Set down the full listing exactly, character for character.

'''

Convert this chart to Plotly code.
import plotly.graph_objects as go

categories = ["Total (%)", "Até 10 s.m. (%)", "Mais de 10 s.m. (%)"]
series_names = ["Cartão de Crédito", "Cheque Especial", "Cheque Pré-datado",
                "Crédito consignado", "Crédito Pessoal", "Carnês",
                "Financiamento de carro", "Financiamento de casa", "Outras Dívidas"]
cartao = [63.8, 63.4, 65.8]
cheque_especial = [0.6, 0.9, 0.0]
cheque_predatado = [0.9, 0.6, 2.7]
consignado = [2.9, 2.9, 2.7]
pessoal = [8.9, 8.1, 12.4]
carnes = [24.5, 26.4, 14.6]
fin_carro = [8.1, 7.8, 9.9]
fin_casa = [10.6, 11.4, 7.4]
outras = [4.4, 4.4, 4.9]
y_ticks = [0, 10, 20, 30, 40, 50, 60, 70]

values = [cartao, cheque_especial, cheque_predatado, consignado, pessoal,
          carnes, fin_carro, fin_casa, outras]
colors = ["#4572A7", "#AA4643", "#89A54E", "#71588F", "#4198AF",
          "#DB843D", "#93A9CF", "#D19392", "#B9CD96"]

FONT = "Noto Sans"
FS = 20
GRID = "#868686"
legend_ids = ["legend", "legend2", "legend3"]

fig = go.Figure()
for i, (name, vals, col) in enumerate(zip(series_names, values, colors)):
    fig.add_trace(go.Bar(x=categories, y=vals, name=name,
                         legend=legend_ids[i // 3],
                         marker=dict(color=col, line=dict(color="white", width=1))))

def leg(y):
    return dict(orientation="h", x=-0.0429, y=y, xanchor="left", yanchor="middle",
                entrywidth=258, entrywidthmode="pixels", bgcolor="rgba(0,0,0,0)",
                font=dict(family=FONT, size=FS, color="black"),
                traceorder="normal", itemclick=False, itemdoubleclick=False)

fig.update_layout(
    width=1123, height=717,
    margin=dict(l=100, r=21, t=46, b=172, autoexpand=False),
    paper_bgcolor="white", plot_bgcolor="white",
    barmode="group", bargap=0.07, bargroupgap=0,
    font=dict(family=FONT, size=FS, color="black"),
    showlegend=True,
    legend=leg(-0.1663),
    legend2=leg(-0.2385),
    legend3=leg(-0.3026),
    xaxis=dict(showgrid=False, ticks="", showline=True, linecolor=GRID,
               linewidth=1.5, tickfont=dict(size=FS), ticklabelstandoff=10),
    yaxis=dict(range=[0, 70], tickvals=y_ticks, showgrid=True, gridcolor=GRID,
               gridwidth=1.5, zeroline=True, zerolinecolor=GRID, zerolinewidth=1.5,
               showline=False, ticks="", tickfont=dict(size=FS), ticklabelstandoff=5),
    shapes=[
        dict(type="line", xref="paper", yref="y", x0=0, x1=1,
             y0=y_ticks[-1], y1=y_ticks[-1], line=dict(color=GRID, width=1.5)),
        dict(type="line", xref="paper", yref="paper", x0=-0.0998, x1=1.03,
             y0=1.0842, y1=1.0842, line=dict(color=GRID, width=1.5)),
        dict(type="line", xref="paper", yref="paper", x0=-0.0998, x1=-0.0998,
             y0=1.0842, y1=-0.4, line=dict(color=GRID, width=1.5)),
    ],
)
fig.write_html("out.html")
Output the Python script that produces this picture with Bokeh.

'''

__Task solution__.
Convert this chart to Plotly code.
import plotly.graph_objects as go

categories = ["Total (%)", "Até 10 s.m. (%)", "Mais de 10 s.m. (%)"]
series_names = ["Cartão de Crédito", "Cheque Especial", "Cheque Pré-datado",
                "Crédito consignado", "Crédito Pessoal", "Carnês",
                "Financiamento de carro", "Financiamento de casa", "Outras Dívidas"]
cartao = [63.8, 63.4, 65.8]
cheque_especial = [0.6, 0.9, 0.0]
cheque_predatado = [0.9, 0.6, 2.7]
consignado = [2.9, 2.9, 2.7]
pessoal = [8.9, 8.1, 12.4]
carnes = [24.5, 26.4, 14.6]
fin_carro = [8.1, 7.8, 9.9]
fin_casa = [10.6, 11.4, 7.4]
outras = [4.4, 4.4, 4.9]
y_ticks = [0, 10, 20, 30, 40, 50, 60, 70]

values = [cartao, cheque_especial, cheque_predatado, consignado, pessoal,
          carnes, fin_carro, fin_casa, outras]
colors = ["#4572A7", "#AA4643", "#89A54E", "#71588F", "#4198AF",
          "#DB843D", "#93A9CF", "#D19392", "#B9CD96"]

FONT = "Noto Sans"
FS = 20
GRID = "#868686"
legend_ids = ["legend", "legend2", "legend3"]

fig = go.Figure()
for i, (name, vals, col) in enumerate(zip(series_names, values, colors)):
    fig.add_trace(go.Bar(x=categories, y=vals, name=name,
                         legend=legend_ids[i // 3],
                         marker=dict(color=col, line=dict(color="white", width=1))))

def leg(y):
    return dict(orientation="h", x=-0.0429, y=y, xanchor="left", yanchor="middle",
                entrywidth=258, entrywidthmode="pixels", bgcolor="rgba(0,0,0,0)",
                font=dict(family=FONT, size=FS, color="black"),
                traceorder="normal", itemclick=False, itemdoubleclick=False)

fig.update_layout(
    width=1123, height=717,
    margin=dict(l=100, r=21, t=46, b=172, autoexpand=False),
    paper_bgcolor="white", plot_bgcolor="white",
    barmode="group", bargap=0.07, bargroupgap=0,
    font=dict(family=FONT, size=FS, color="black"),
    showlegend=True,
    legend=leg(-0.1663),
    legend2=leg(-0.2385),
    legend3=leg(-0.3026),
    xaxis=dict(showgrid=False, ticks="", showline=True, linecolor=GRID,
               linewidth=1.5, tickfont=dict(size=FS), ticklabelstandoff=10),
    yaxis=dict(range=[0, 70], tickvals=y_ticks, showgrid=True, gridcolor=GRID,
               gridwidth=1.5, zeroline=True, zerolinecolor=GRID, zerolinewidth=1.5,
               showline=False, ticks="", tickfont=dict(size=FS), ticklabelstandoff=5),
    shapes=[
        dict(type="line", xref="paper", yref="y", x0=0, x1=1,
             y0=y_ticks[-1], y1=y_ticks[-1], line=dict(color=GRID, width=1.5)),
        dict(type="line", xref="paper", yref="paper", x0=-0.0998, x1=1.03,
             y0=1.0842, y1=1.0842, line=dict(color=GRID, width=1.5)),
        dict(type="line", xref="paper", yref="paper", x0=-0.0998, x1=-0.0998,
             y0=1.0842, y1=-0.4, line=dict(color=GRID, width=1.5)),
    ],
)
fig.write_html("out.html")
Output the Python script that produces this picture with Bokeh.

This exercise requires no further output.